House of the Galician Viceroyalty (Будинок Галицького намісництва, Pałac Namiestnikowski) or Government House is an architectural monument of national significance in Lviv (Ukraine). The building is an example of the Neo-Renaissance style of the Austrian-Hungarian Empire from which the Kingdom of Galicia and Lodomeria was ruled. It was erected in the 1870s to a design by architects Sylwester Hawryszkiewicz and Feliks Księżarski. Today the building serves as seat of the Lviv Regional Council and Lviv Regional State Administration.

== Location ==
The building is located beyond the eastern border of the medieval city and occupies a corner area, with its facade facing Vynnychenka Street on the west, and Prosvita Street—on the north. The Governor's Palace adjoins the building on the southern side. On the northern side, behind Prosvita Street, there is the Barefoot Carmelite Church. There is a small square with a monument to Vyacheslav Chornovil (Chairman of the Lviv Regional Council in the early 1990s) in front of the house. Address: 18 Vynnychenka Street (in the Austro-Hungarian period—Governor's Valley Street, in the interwar period—Charnetsky Street, during the Nazi occupation—District Strasse, under the Soviets—Soviet Street).

== History ==
This monumental building was erected in 1870–1878 by architects Feliks Księżarski and Sylwester Hawryszkiewicz. During the First World War, it housed the headquarters of the 8th Russian Army. In the interwar period, the Polish Voivodship Administration was located here, during the Nazi occupation—administration of the Governor of the Halychyna District. On April 28, 1943, the edifice witnessed an official ceremony of the inauguration of SS Division Galicia that was attended by representatives of the authorities, the National Socialist Party, the German army, former soldiers of the Ukrainian Galician Army, the press; well-known Ukrainian statesmen Viktor Kurmanovych and Volodymyr Kubiyovych were present too.
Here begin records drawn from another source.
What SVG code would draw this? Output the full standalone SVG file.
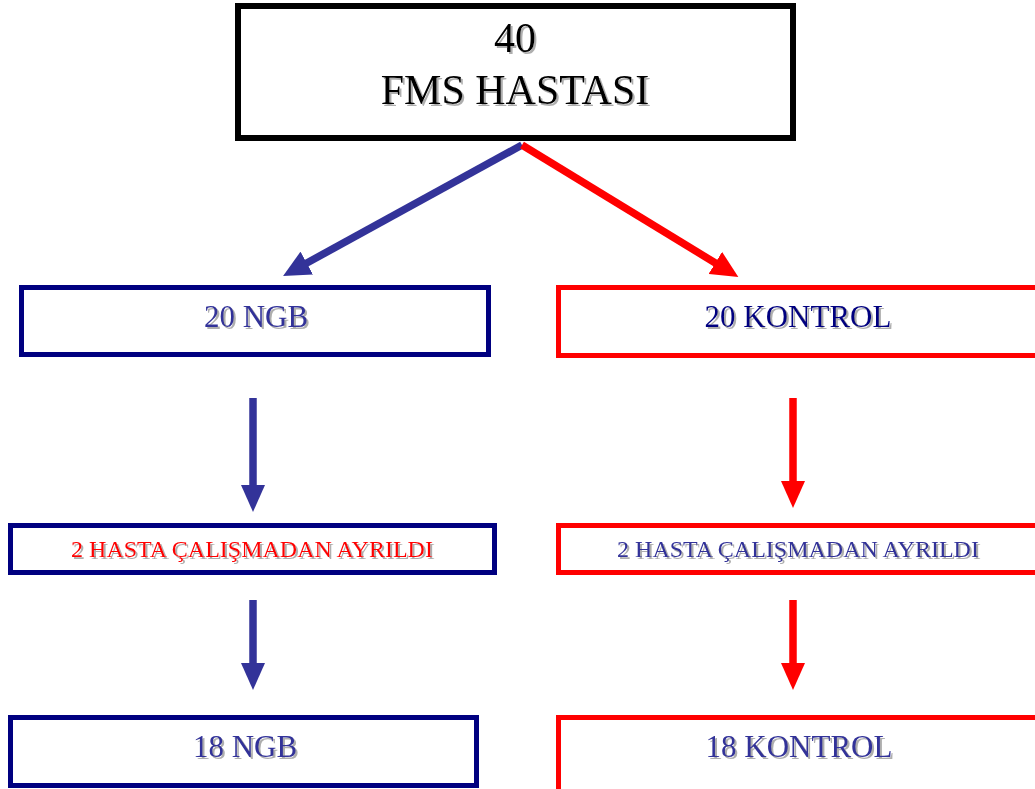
<svg xmlns="http://www.w3.org/2000/svg" width="1035" height="789" viewBox="0 0 1035 789">
<style>
  .box{fill:#ffffff;stroke-width:5}
  .navy{stroke:#000080}
  .red{stroke:#ff0000}
  .blk{stroke:#000000;stroke-width:6}
  text{font-family:"Liberation Serif","Times New Roman",serif;text-anchor:middle;filter:url(#sh)}
  .big{font-size:42px;fill:#000000}
  .mid{font-size:31px}
  .sm{font-size:24px}
  .c-blue{fill:#333399}
  .c-navy{fill:#000080}
  .c-red{fill:#ff0000}
  .ln{fill:none;stroke-width:7.5;stroke-linecap:butt}
</style>
<defs>
  <filter id="sh" x="-10%" y="-20%" width="130%" height="150%">
    <feDropShadow dx="2" dy="2" stdDeviation="0.6" flood-color="#9a9a9a" flood-opacity="0.8"/>
  </filter>
  <marker id="ahB" markerUnits="userSpaceOnUse" markerWidth="28" markerHeight="26" refX="2" refY="13" orient="auto">
    <path d="M0,0 L27,13 L0,26 z" fill="#333399"/>
  </marker>
  <marker id="ahR" markerUnits="userSpaceOnUse" markerWidth="28" markerHeight="26" refX="2" refY="13" orient="auto">
    <path d="M0,0 L27,13 L0,26 z" fill="#ff0000"/>
  </marker>
  <marker id="ahBv" markerUnits="userSpaceOnUse" markerWidth="28" markerHeight="24" refX="2" refY="12" orient="auto">
    <path d="M0,0 L27,12 L0,24 z" fill="#333399"/>
  </marker>
  <marker id="ahRv" markerUnits="userSpaceOnUse" markerWidth="28" markerHeight="24" refX="2" refY="12" orient="auto">
    <path d="M0,0 L27,12 L0,24 z" fill="#ff0000"/>
  </marker>
</defs>
<rect width="1035" height="789" fill="#ffffff"/>

<g id="connectors">
  <line class="ln" x1="522" y1="145" x2="305" y2="264" stroke="#333399" marker-end="url(#ahB)"/>
  <line class="ln" x1="522" y1="145" x2="717" y2="264" stroke="#ff0000" marker-end="url(#ahR)"/>
  <line class="ln" x1="253" y1="398" x2="253" y2="487" stroke="#333399" marker-end="url(#ahBv)"/>
  <line class="ln" x1="253" y1="600" x2="253" y2="665" stroke="#333399" marker-end="url(#ahBv)"/>
  <line class="ln" x1="793" y1="398" x2="793" y2="483" stroke="#ff0000" marker-end="url(#ahRv)"/>
  <line class="ln" x1="793" y1="600" x2="793" y2="665" stroke="#ff0000" marker-end="url(#ahRv)"/>
</g>

<g id="node-top">
  <rect class="box blk" x="238" y="6" width="555" height="132"/>
  <text class="big" x="515" y="52">40</text>
  <text class="big" x="515" y="104">FMS HASTASI</text>
</g>

<g id="node-ngb20">
  <rect class="box navy" x="21.5" y="287.5" width="467" height="67"/>
  <text class="mid c-blue" x="256" y="327">20 NGB</text>
</g>

<g id="node-kontrol20">
  <rect class="box red" x="558.5" y="287.5" width="490" height="68"/>
  <text class="mid c-navy" x="798" y="327">20 KONTROL</text>
</g>

<g id="node-ngb-left">
  <rect class="box navy" x="10.5" y="525.5" width="484" height="47"/>
  <text class="sm c-red" x="252" y="557">2 HASTA ÇALIŞMADAN AYRILDI</text>
</g>

<g id="node-kontrol-left">
  <rect class="box red" x="558.5" y="525.5" width="490" height="47"/>
  <text class="sm c-blue" x="798" y="557">2 HASTA ÇALIŞMADAN AYRILDI</text>
</g>

<g id="node-ngb18">
  <rect class="box navy" x="10.5" y="717.5" width="466" height="68"/>
  <text class="mid c-blue" x="245" y="757">18 NGB</text>
</g>

<g id="node-kontrol18">
  <rect class="box red" x="558.5" y="717.5" width="490" height="75"/>
  <text class="mid c-blue" x="799" y="757">18 KONTROL</text>
</g>
</svg>
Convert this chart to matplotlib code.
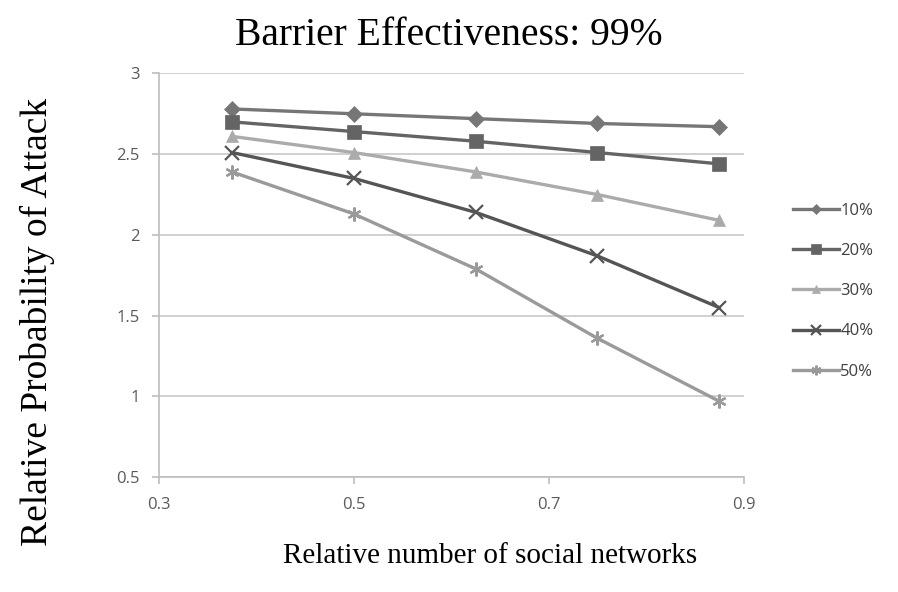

During the Soviet period, the Communist administration decided to retain the building's former function by assigning it to a local obkom.

Currently, the administrative building at 18 Vynnychenka Street houses divisions of the executive staff of the Lviv Regional Council, departments and divisions of the Lviv Regional State Administration, and a representative office of the Ministry of Foreign Affairs of Ukraine.

== Architecture ==
The house is rectangular in plan, with a closed courtyard, has four storeys and ends with a mansard roof. The facades are rusted and symmetrical, divided vertically by small protrusions, horizontally—by strips of cornices. On the main facade, the central axis is accentuated by a second-floor balcony, which stands on four columns flanking the main entrance.

The house has an office-corridor planning system. The complex of interiors is dominated by the grand staircase (architect Sylwester Hawryszkiewicz, sculptor Leonard Marconi).

Nowadays, the building is equipped with a special wheelchair lift.